Afyonkarahisar Müze Müdürlüğünün 1990-1995 yılları arasında yürüttüğü çalışmalar, 2006'dan itibaren DPÜ Arkeoloji Bölümünce yürütüldü.
TKİ Genel Müdürlüğü ve DPÜ Rektörlüğü arasında imzalanan
protokol gereğince her yıl 6'şar aylık dönemler halinde yürütülen kazı çalışmalarının tamamlanması ve höyüğün kaldırılmasının ardından yaklaşık 500 milyon lira değerinde
linyit kömürünün çıkartılmaya başlanması hedefleniyor.
Yapılan arkeolojik kazılar sonucunda höyüğün 5 bin yıllık bir geçmişe sahip olduğu, Orta ve Erken Tunç, Arkhaemenid, Hellenistik, Roma dönemlerinde yoğun olarak iskan edildiği saptandı. Önceki sezonlarda ortaya çıkarılmış Roma ve Hellenistik katmanlara ait atık çukurlarından hala figürlerin parçaları ve seramik parçaları ele geçiriliyor.

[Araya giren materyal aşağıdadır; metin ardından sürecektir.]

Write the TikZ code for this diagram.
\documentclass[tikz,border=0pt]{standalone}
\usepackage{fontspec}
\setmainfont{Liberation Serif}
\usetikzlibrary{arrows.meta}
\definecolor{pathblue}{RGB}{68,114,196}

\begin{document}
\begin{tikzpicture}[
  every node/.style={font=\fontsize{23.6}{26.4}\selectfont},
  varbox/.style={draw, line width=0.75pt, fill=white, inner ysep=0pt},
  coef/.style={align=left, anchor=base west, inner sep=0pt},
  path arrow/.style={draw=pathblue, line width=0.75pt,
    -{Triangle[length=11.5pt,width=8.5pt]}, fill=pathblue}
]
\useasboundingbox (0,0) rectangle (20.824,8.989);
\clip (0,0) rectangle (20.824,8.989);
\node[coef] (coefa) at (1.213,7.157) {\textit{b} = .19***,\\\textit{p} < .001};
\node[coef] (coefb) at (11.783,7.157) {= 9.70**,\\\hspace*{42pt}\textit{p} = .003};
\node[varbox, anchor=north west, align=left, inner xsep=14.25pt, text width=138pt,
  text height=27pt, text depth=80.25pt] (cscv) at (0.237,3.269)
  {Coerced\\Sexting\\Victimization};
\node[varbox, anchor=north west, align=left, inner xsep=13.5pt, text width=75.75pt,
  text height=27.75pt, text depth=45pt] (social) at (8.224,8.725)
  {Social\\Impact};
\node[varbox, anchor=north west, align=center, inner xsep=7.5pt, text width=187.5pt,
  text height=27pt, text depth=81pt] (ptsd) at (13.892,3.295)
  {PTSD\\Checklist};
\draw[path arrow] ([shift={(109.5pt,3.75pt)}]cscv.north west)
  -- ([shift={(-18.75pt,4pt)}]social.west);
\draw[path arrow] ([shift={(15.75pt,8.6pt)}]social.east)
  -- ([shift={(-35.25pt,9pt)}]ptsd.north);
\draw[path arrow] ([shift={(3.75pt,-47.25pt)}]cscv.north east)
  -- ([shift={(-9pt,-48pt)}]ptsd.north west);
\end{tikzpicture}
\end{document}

2008 kazı sezonunda iki evreli ortaya çıkarılan M.Ö 2'nci binin ilk çeyreğine denk gelen Orta Tunç Çağı yerleşiminin, M.Ö 1800'lü yıllarda depremlerle yanıp yıkıldığı anlaşıldı. Geçen yıl bu tabakaya ait
mimari elemanlar çizilerek tamamıyla kaldırılıp alt tabakadaki Erken Tunç Çağı mimarisi ortaya çıkarılmaya başlandı.
Höyükte geçen yıl ortaya çıkarılan yapılardan en önemlisinin bir tapınak olduğu kaydedildi. Megaron denilen bu kutsal mekanın içerisinde önemli tarihi eserler de ortaya çıkarıldı.
Bu yıl DPÜ Arkeoloji Bölümü'nün kazı çalışmaları, 10 Mayısta başladı.